Он охотно дал свое согласие на прием именитого русского. Фамилию этого дворянина Петерсон упомянул вскользь, хорошо зная, что герцог уже получил рапорт Бранта.
«Пусть боярин сам объясняется, — подумал хитрый немец. — Я устроил ему аудиенцию, а там пусть разбирается».
Петерсон дал Кочкареву особый билет, пропуск в Летний дворец.
Оставив лошадей и слуг у ворот, Артемий Никитич направился по широким аллеям сада к манежу, где ему была назначена аудиенция. Его не раз останавливали караульные сторожа, но когда он показывал свой билет, они, почтительно снимая шляпы, пропускали его дальше.
У входа в манеж он случайно встретился с Петерсоном, на лице которого было выражение растерянности и некоторого страха.
— Не лучше ли, — обратился он к Артемию Никитичу, — вам прийти в другой раз?
— А что? — с тревогой спросил Кочкарев.
— Да его светлость как будто сегодня не в духе, — ответил Петерсон.
Кочкарев только рукой махнул.
— Бог не выдаст…
— Ну, как знаете, — произнес Петерсон. Весь разговор велся на немецком языке. Кочкарев хотя и не совсем свободно, но мог на нем изъясняться. Понимал же он все.
В конце манежа была устроена ложа, обитая малиновым бархатом, из которой на арену спускались ступени, покрытые таким же ковром.
Это была ложа императрицы, откуда она с высокого кресла наблюдала дрессировку лошадей, в которой герцог был действительно мастер, и его фигурную езду.
К этой ложе ей подводили лошадь, когда она изъявляла желание кататься верхом. Отсюда она стреляла иногда в цель, установленную на другом конце манежа, из лука или мушкета, в чем достигла значительного совершенства.
На ступенях ложи стоял Бирон. Зеленый полукафтан без пуговиц обтягивал его стройную фигуру. На груди были Андреевская звезда и осыпанный бриллиантами портрет императрицы.
На ногах были ботфорты с широкими раструбами.
На руках белые лосиновые перчатки-краги, в которых он держал тяжелый хлыст-палку, с массивным золотым набалдашником.
Его красивое, сухое, с правильными чертами лицо (особенно был красив его профиль) поражало одной странностью. Оно было неподвижно, как каменное изваяние. Когда он говорил, шевелился только рот. Ни дрожания ноздрей, ни подвижности щек не было в этом мраморном лице. Оно не умело и улыбаться. Герцог иногда смеялся, и тогда его смех, сухой и деревянный, словно вылетал из его слегка приоткрытых губ, не озаряя остальной части лица.
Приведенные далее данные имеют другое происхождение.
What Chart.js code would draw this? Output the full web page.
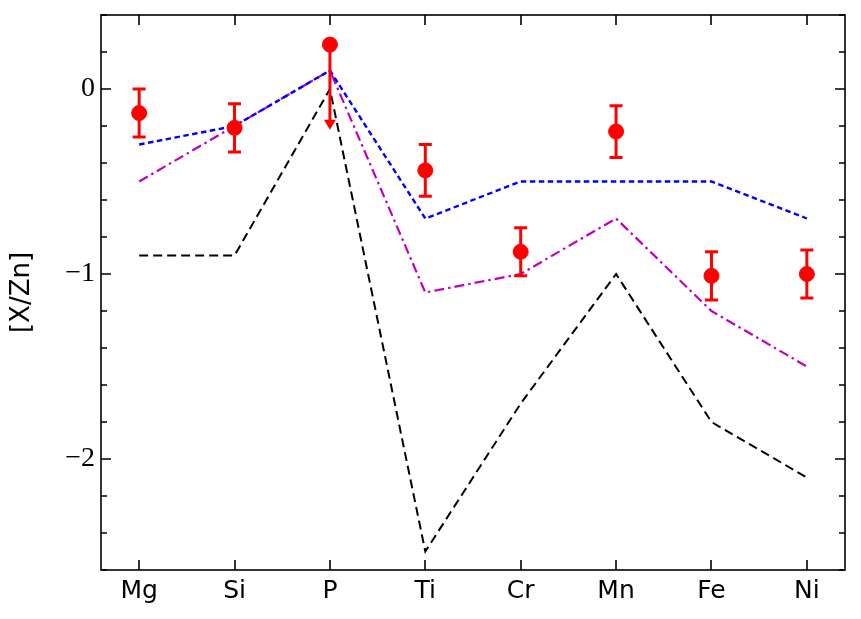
<!DOCTYPE html>
<html>
<head>
<meta charset="utf-8">
<script src="https://cdn.jsdelivr.net/npm/chart.js@4.4.0/dist/chart.umd.min.js"></script>
<style>
  html, body { margin: 0; padding: 0; background: #fff; }
</style>
</head>
<body>
<canvas id="chart_abund" width="861" height="619"></canvas>
<script>
    // elements on the x axis
    const elements = ['Mg', 'Si', 'P', 'Ti', 'Cr', 'Mn', 'Fe', 'Ni'];
    // observed [X/Zn] with errors, P is an upper limit
    const obs_value = [-0.13, -0.21, 0.24, -0.44, -0.88, -0.23, -1.01, -1.00];
    const obs_error = [0.13, 0.13, 0, 0.14, 0.13, 0.14, 0.13, 0.13];
    const obs_upper = [false, false, true, false, false, false, false, false];
    // model curves
    const model_dashed = [-0.9, -0.9, 0.0, -2.5, -1.7, -1.0, -1.8, -2.1];
    const model_dotted = [-0.3, -0.2, 0.1, -0.7, -0.5, -0.5, -0.5, -0.7];
    const model_dashdot = [-0.5, -0.2, 0.1, -1.1, -1.0, -0.7, -1.2, -1.5];
    const y_ticks = [-2, -1, 0];
    const upper_arrow_len = 0.46;

    function toPoints(arr) {
        return arr.map((v, i) => ({x: i, y: v}));
    }

    const tickPlugin = {
        id: 'tickPlugin',
        afterDatasetsDraw(chart) {
            const c = chart.ctx;
            const xs = chart.scales.x;
            const ys = chart.scales.y;
            const a = chart.chartArea;
            // error bars and upper limit arrow
            c.save();
            c.strokeStyle = '#ff0000';
            c.fillStyle = '#ff0000';
            c.lineWidth = 3;
            for (let i = 0; i < obs_value.length; i++) {
                const px = xs.getPixelForValue(i);
                if (obs_upper[i]) {
                    const y0 = ys.getPixelForValue(obs_value[i]);
                    const y1 = ys.getPixelForValue(obs_value[i] - upper_arrow_len);
                    c.beginPath();
                    c.moveTo(px, y0);
                    c.lineTo(px, y1 - 9);
                    c.stroke();
                    c.beginPath();
                    c.moveTo(px - 6, y1 - 10);
                    c.lineTo(px + 6, y1 - 10);
                    c.lineTo(px, y1);
                    c.closePath();
                    c.fill();
                } else {
                    const yt = ys.getPixelForValue(obs_value[i] + obs_error[i]);
                    const yb = ys.getPixelForValue(obs_value[i] - obs_error[i]);
                    c.beginPath();
                    c.moveTo(px, yt); c.lineTo(px, yb);
                    c.moveTo(px - 6.5, yt); c.lineTo(px + 6.5, yt);
                    c.moveTo(px - 6.5, yb); c.lineTo(px + 6.5, yb);
                    c.stroke();
                }
            }
            c.restore();

            // frame and inward ticks
            c.save();
            c.strokeStyle = '#000';
            c.lineWidth = 1.6;
            c.strokeRect(a.left, a.top, a.right - a.left, a.bottom - a.top);
            c.beginPath();
            for (let i = 0; i < elements.length; i++) {
                const px = Math.round(xs.getPixelForValue(i));
                c.moveTo(px, a.bottom); c.lineTo(px, a.bottom - 10);
                c.moveTo(px, a.top); c.lineTo(px, a.top + 10);
            }
            for (let k = Math.ceil(ys.min * 5); k <= Math.floor(ys.max * 5); k++) {
                const v = k / 5;
                const py = Math.round(ys.getPixelForValue(v));
                const len = (k % 5 === 0) ? 10 : 6;
                c.moveTo(a.left, py); c.lineTo(a.left + len, py);
                c.moveTo(a.right, py); c.lineTo(a.right - len, py);
            }
            c.stroke();
            c.restore();
        }
    };

    const ctxA = document.getElementById('chart_abund');
    new Chart(ctxA, {
        type: 'scatter',
        data: {
            datasets: [{
                label: 'Observed',
                data: toPoints(obs_value),
                backgroundColor: '#ff0000',
                borderColor: '#ff0000',
                pointRadius: 7.5,
                pointHoverRadius: 7.5,
                showLine: false,
                order: 0
            }, {
                label: 'Model 1',
                data: toPoints(model_dashed),
                showLine: true,
                borderColor: '#000000',
                borderWidth: 2,
                borderDash: [9, 5],
                pointRadius: 0,
                order: 1
            }, {
                label: 'Model 2',
                data: toPoints(model_dotted),
                showLine: true,
                borderColor: '#0000ff',
                borderWidth: 2.4,
                borderDash: [5.5, 3.5],
                pointRadius: 0,
                order: 1
            }, {
                label: 'Model 3',
                data: toPoints(model_dashdot),
                showLine: true,
                borderColor: '#c000c0',
                borderWidth: 2.2,
                borderDash: [10, 4, 2.5, 4],
                pointRadius: 0,
                order: 1
            }]
        },
        options: {
            responsive: false,
            animation: false,
            events: [],
            layout: {
                padding: {left: 0, right: 16, top: 15, bottom: 0}
            },
            plugins: {
                legend: { display: false },
                tooltip: { enabled: false }
            },
            scales: {
                x: {
                    type: 'linear',
                    min: -0.4,
                    max: 7.4,
                    afterBuildTicks: (s) => { s.ticks = elements.map((e, i) => ({value: i})); },
                    afterFit: (s) => { s.height = 49; s.paddingLeft = 0; s.paddingRight = 0; },
                    grid: { display: false, drawTicks: false },
                    border: { display: false },
                    ticks: {
                        padding: 6,
                        color: '#000',
                        font: { family: 'DejaVu Sans', size: 25 },
                        maxRotation: 0,
                        autoSkip: false,
                        callback: (v) => elements[v]
                    }
                },
                y: {
                    min: -2.6,
                    max: 0.4,
                    afterBuildTicks: (s) => { s.ticks = y_ticks.map(v => ({value: v})); },
                    afterFit: (s) => { s.width = 101; s.paddingTop = 0; s.paddingBottom = 0; },
                    grid: { display: false, drawTicks: false },
                    border: { display: false },
                    title: {
                        display: true,
                        text: '[X/Zn]',
                        color: '#000',
                        font: { family: 'DejaVu Sans', size: 26 },
                        padding: { top: 7, bottom: 0 }
                    },
                    ticks: {
                        padding: 6,
                        color: '#000',
                        font: { family: 'Liberation Serif', size: 28 },
                        callback: (v) => (v < 0 ? '\u2212' + Math.abs(v) : String(v))
                    }
                }
            }
        },
        plugins: [tickPlugin]
    });
</script>
</body>
</html>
Глаза постоянно сохраняли свой холодный металлический блеск и выражение жестокости и высокомерия. Тем страшнее было это лицо в минуты гнева и бешенства: зрачки глаз суживались, из сжатых губ вылетали резкие свистящие звуки, на губах выступала пена, но лоб оставался гладок и чист, и все лицо хранило окаменелое спокойствие.
Это странное свойство лица позволяло герцогу скрывать свои истинные чувства и обманывало и пугало его врагов.